In this article, we will discuss how to calculate the winning or losing streak of players in a given tennis match DataFrame. We have a DataFrame with columns tourney_date, player1_id, player2_id, and target. The target column represents whether player 1 won (1) or lost (0).

Introduction
Problem Context
Requirements and Assumptions
Step-by-Step Solution

Introduction

The problem requires us to calculate the winning or losing streak of players in a given tennis match DataFrame. This involves iterating through each row of the DataFrame, updating the streaks for each player based on their target values, and finally joining this streak information with the original DataFrame.

Problem Context

We are working with a DataFrame tennis_data_processed that contains columns tourney_date, player1_id, player2_id, and target. The target column indicates whether player 1 won (1) or lost (0).

tennis_data_processed = {
    'tourney_date': ['2022-10-31', '2023-02-06', '2023-02-06', '2023-02-06', '2023-02-06', '2023-02-20', '2023-02-20'],
    'player1_id': [100000, 123456, 100000, 100000, 345612, 432154, 100000],
    'player2_id': [209950, 100000, 543210, 876543, 100000, 100000, 929292],
    'target': [0, 0, 1, 1, 1, 1, 0]
}

Requirements and Assumptions

We assume that the player_id values in the DataFrame are unique. This uniqueness is crucial for calculating streaks correctly.

Step-by-Step Solution

Step 1: Data Preparation

First, we import necessary libraries: pandas (for data manipulation) and numpy (for numerical operations).

import pandas as pd
import numpy as np

# For convenience: df instead of tennis_data_processed
df = pd.DataFrame(tennis_data_processed)

Step 2: Initialize Dictionary to Track Streaks

We create a dictionary that tracks the current streak for each player. This dictionary is initialized with dict.fromkeys(np.unique(df.filter(like="player")), 0). The np.unique function returns an array of unique values in df.filter(like="player"), which corresponds to player1_id and player2_id.

cnt = dict.fromkeys(np.unique(df.filter(like="player")), 0)
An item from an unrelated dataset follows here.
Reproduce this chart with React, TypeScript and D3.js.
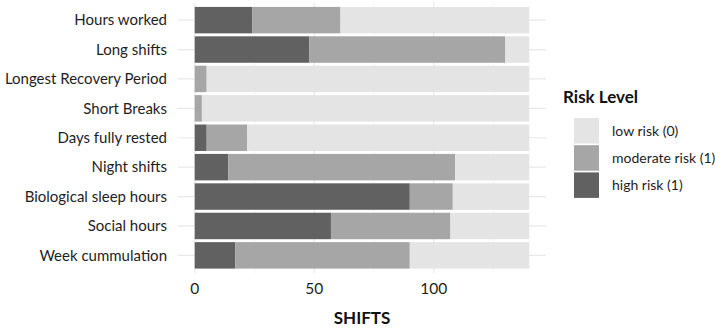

Step 3: Calculate Streaks for Each Player

We iterate through each row of the DataFrame, updating the streaks for each player based on their target values.

streaks = []
for p1, p2, t in df[["player1_id", "player2_id", "target"]].to_numpy():
    streaks.append([cnt[p1], cnt[p2]])
    cnt[p1] = max(cnt[p1] + 1 - t, +1)
    cnt[p2] = min(cnt[p2] - 1 + t, -1)

Step 4: Join Streak Information with Original DataFrame

Finally, we join the streak information with the original DataFrame.

out = df.join(pd.DataFrame(streaks, columns=["player1_streak", "player2_streak"]))

The resulting out DataFrame contains the original columns plus two new columns for each player’s streak (player1_streak and player2_streak).

Last modified on 2024-09-04